Information supplied:
^^^^

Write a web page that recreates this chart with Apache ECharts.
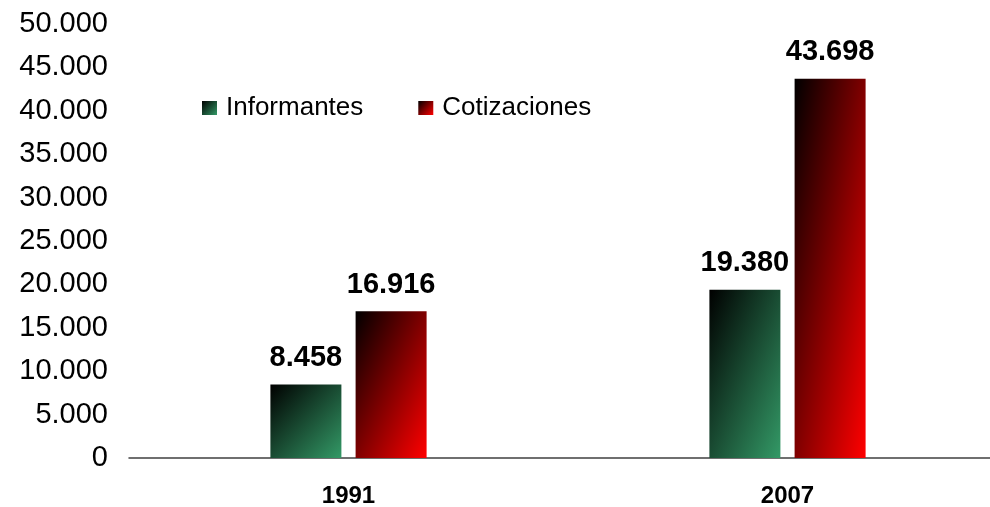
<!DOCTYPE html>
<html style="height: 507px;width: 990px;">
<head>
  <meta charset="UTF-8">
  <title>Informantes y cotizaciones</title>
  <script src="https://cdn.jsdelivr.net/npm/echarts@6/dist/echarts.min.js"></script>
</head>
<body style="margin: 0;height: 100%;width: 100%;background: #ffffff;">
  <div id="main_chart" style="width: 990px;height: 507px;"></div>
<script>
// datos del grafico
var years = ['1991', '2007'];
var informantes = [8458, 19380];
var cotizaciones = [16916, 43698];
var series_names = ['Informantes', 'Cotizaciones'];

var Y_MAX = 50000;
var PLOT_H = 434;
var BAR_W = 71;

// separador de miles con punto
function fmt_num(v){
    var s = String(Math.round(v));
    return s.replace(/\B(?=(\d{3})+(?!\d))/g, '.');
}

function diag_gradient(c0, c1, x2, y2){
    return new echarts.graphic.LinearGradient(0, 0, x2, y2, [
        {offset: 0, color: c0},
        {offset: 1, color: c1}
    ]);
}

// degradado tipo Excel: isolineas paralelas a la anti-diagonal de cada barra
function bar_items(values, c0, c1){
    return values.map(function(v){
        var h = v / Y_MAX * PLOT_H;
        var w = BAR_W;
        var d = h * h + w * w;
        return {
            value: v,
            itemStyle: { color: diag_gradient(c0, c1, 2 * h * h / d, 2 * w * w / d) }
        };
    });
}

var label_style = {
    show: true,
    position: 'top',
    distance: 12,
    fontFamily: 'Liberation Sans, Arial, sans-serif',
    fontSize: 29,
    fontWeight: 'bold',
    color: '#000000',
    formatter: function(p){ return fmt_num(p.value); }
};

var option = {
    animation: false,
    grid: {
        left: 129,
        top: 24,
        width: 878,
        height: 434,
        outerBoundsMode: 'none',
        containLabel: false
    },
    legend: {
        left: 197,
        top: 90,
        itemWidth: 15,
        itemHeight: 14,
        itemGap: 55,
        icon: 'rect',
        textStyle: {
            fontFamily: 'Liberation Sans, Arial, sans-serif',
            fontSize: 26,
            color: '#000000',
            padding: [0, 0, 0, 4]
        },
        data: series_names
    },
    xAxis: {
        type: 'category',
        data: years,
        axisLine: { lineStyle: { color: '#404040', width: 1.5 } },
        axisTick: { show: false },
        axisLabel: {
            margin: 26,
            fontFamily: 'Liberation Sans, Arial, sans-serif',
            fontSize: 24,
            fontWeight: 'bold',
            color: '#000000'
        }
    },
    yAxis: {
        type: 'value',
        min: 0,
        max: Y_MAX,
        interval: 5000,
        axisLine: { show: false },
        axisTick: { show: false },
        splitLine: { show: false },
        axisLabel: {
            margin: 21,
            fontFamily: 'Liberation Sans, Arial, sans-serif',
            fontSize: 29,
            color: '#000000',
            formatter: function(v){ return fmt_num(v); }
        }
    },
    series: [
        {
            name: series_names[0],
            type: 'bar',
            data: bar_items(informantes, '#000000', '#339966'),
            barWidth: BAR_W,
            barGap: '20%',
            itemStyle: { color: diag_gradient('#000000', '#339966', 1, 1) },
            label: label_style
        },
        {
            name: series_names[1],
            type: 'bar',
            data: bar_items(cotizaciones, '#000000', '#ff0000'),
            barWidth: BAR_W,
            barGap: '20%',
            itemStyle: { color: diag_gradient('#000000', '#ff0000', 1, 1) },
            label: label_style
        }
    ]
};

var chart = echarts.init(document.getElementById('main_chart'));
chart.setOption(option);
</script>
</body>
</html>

^^^^

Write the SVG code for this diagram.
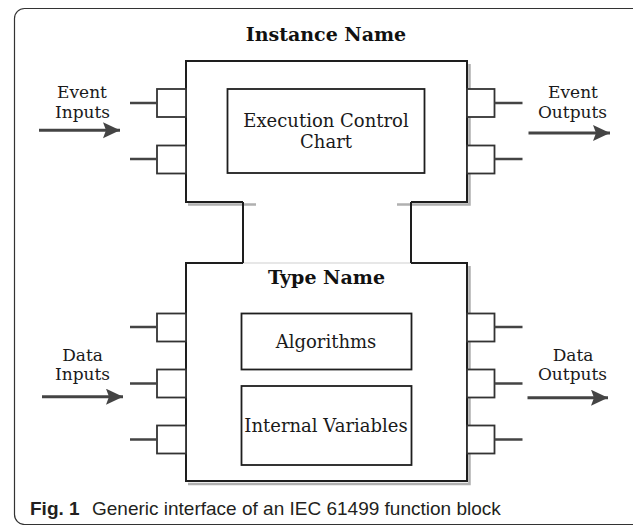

^^^^

Leaving the pictures out, write out exactly the lines from the line containing "Write a web" through the line containing "var BAR_W = 71;", both included.

Answer to the task:
Write a web page that recreates this chart with Apache ECharts.
<!DOCTYPE html>
<html style="height: 507px;width: 990px;">
<head>
  <meta charset="UTF-8">
  <title>Informantes y cotizaciones</title>
  <script src="https://cdn.jsdelivr.net/npm/echarts@6/dist/echarts.min.js"></script>
</head>
<body style="margin: 0;height: 100%;width: 100%;background: #ffffff;">
  <div id="main_chart" style="width: 990px;height: 507px;"></div>
<script>
// datos del grafico
var years = ['1991', '2007'];
var informantes = [8458, 19380];
var cotizaciones = [16916, 43698];
var series_names = ['Informantes', 'Cotizaciones'];

var Y_MAX = 50000;
var PLOT_H = 434;
var BAR_W = 71;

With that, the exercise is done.